Within three months he was back. Some inexpressible urge came over him, some obscure desire to stay involved, and by April 2007 he was once again leaking CDs from the plant. There was no economic point to this anymore, but he simply couldn’t let go. As the chat channel was gone, he logged on to AOL Instant Messenger and contacted Patrick Saunders directly.
Saunders had known of Glover’s existence, but they had never chatted before. It was another example of how isolated Kali had kept Glover—though they’d been in the same releasing group for four years, Saunders didn’t even know Glover’s screen name. Via private chat, Glover asked if Saunders could put him in touch with any other Scene releasing groups. Saunders said yes, and referred him to “RickOne,” the head of Old Skool Classics. The introduction came with Saunders’ strongest recommendation.

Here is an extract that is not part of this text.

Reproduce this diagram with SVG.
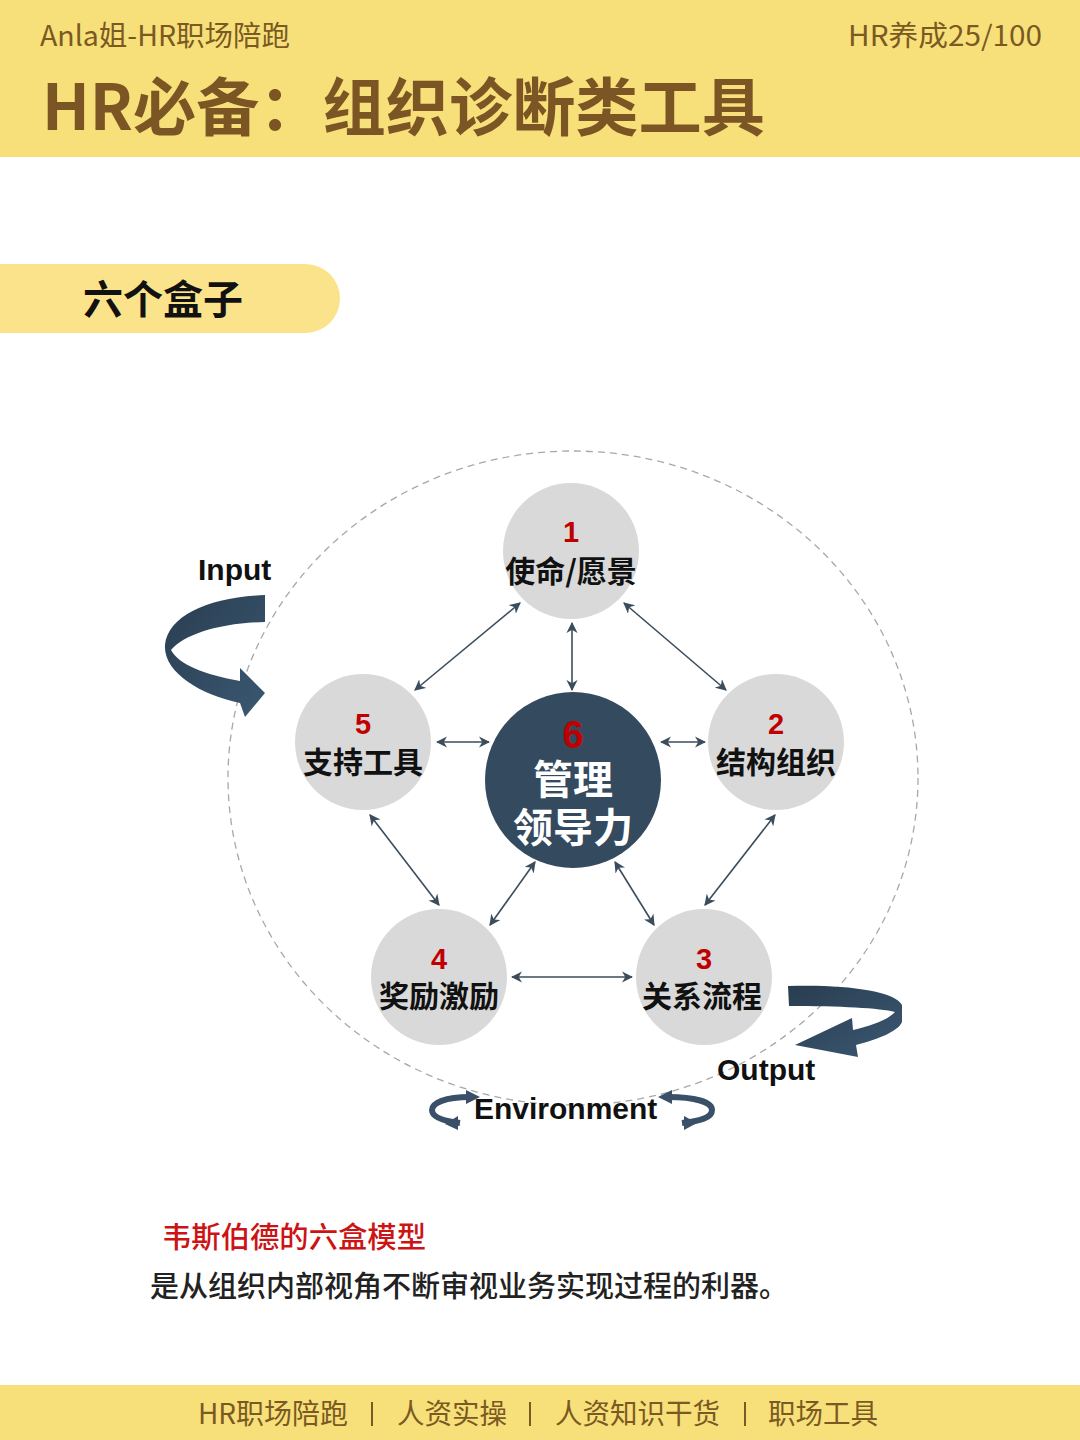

Somehow Kali got word, and in July he called Glover again. He hadn’t been able to give up either. I heard you’re back in the game, he said. Well, I am too. RNS may be dead, but the leaks will continue. The new group will be downsized to only the most trusted members: just you, me, Dockery, and a couple of the Europeans. Maybe KOSDK and Fish. Maybe Saunders. We’ll continue to leak, but under random, three-letter acronyms. Our group will be so secret it won’t even have a name. We’ve spent years building this network and we have access to the best topsites on the globe. We can’t give it up now.
Glover was skeptical. Not for the first time he wondered about what really motivated Kali to do this. Before, at least, he could point to the social recognition of his online peers. This was something Glover had never personally sought, but he understood how it might have value to a certain kind of person. Now there wasn’t even that—only some mysterious sense of personal satisfaction.
Their behavior at this point could fairly be described as compulsive. Both had tried to quit the Scene two different times, but found themselves unable. Years later, Glover could not find the words to explain precisely what motivated him to keep going at this point. Perhaps he just wanted to make some kind of mark. Perhaps he just wanted to matter.